Beijing’s Great Unwinding: The Strategic Logic Behind China’s $650 Billion Exit from U.S. Debt

China has halved its U.S. Treasury holdings from a 2011 peak of $1.3 trillion to roughly $650 billion, marking a strategic pivot toward financial autonomy. This divestment is paired with a massive increase in gold reserves and a broader effort to insulate the Chinese economy from the 'weaponization' of the U.S. dollar.

Detailed close-up of US dollar bills highlighting wealth and finance concepts.

Key Takeaways

  • 1China's U.S. Treasury holdings have hit a 16-year low, dropping to approximately $650 billion.
  • 2The divestment accelerated post-2022 following the increased use of financial sanctions by the United States.
  • 3Gold reserves have increased for 16 straight months, signaling a shift toward 'hard currency' diversification.
  • 4The move aligns with China's 'Dual Circulation' strategy, moving away from export-led reliance on the U.S. market.
  • 5China is actively building alternative financial infrastructures like CIPS to facilitate de-dollarization.

Editor's
Desk

Strategic Analysis

The halving of China's U.S. debt holdings represents the financial dimension of the 'Great Decoupling.' For decades, the 'Chimerica' relationship was built on China recycling its trade surpluses into U.S. debt, which in turn funded American consumption of Chinese goods. By breaking this cycle, Beijing is signaling that it no longer views U.S. sovereign debt as a 'risk-free' asset, but rather as a geopolitical liability. This transition suggests that in any future conflict—be it over trade, technology, or Taiwan—Beijing intends to have its 'war chest' shielded from the reach of the U.S. Treasury Department. Furthermore, this trend provides a tailwind for the internationalization of the Yuan, as China seeks to replace the dollar-centric order with a more multipolar financial system.

China Daily Brief Editorial
Strategic Insight
China Daily Brief

For over a decade, China was famously characterized as the 'White Knight' of Wall Street, holding a staggering $1.3 trillion in U.S. Treasury bonds at its 2011 peak. This massive stockpile was more than just a financial reserve; it was a symbol of the deep, symbiotic entanglement between the world’s two largest economies. At the time, the prevailing wisdom in Beijing suggested that supporting the U.S. financial system was synonymous with safeguarding China’s own export-led growth.

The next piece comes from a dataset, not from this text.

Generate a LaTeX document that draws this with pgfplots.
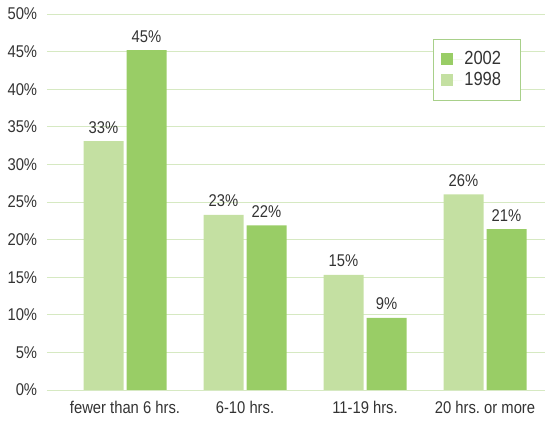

Fast forward to today, and that landscape has fundamentally shifted. Recent data reveals that China’s holdings of U.S. sovereign debt have plummeted to approximately $650 billion—a 50% reduction from its historical high and the lowest level since the 2008 global financial crisis. This is not a sudden panic sell-off, but rather a calculated, decade-long strategic retreat that has accelerated significantly since 2022, when China’s holdings first dipped below the psychological threshold of $1 trillion.

The motivations for this divestment are rooted in a hard-nosed reassessment of national security. The 'absolute safety' of the U.S. dollar has been called into question by Beijing’s leadership, particularly as Washington increasingly utilizes the greenback as a tool of geopolitical coercion. By freezing foreign assets and leveraging the SWIFT system for sanctions, the U.S. has signaled that financial interdependence can be weaponized. For a nation with China’s vast reserves, diversifying away from a single, politically sensitive currency is now viewed as an essential firewall for national survival.

While shedding U.S. debt, Beijing has concurrently embarked on a historic gold-buying spree. China’s gold reserves have seen 16 consecutive months of growth, reaching 74.22 million ounces. Although gold still represents a smaller portion of China's total reserves compared to the global average, the trajectory is clear. Shifting from 'paper' promises to 'hard' assets reflects a desire to hedge against dollar volatility and the long-term erosion of the rules-based financial order dominated by the West.

Ultimately, this shift mirrors the evolution of China’s internal economic model. The era of 'Dual Circulation' prioritizes domestic consumption over a blind reliance on Western export markets. As China builds its own Cross-Border Interbank Payment System (CIPS) and signs bilateral currency swap agreements, the need to maintain a massive 'slush fund' of U.S. Treasuries to facilitate trade has diminished. Beijing is no longer interested in being the lender of last resort for a superpower it increasingly views as a strategic rival.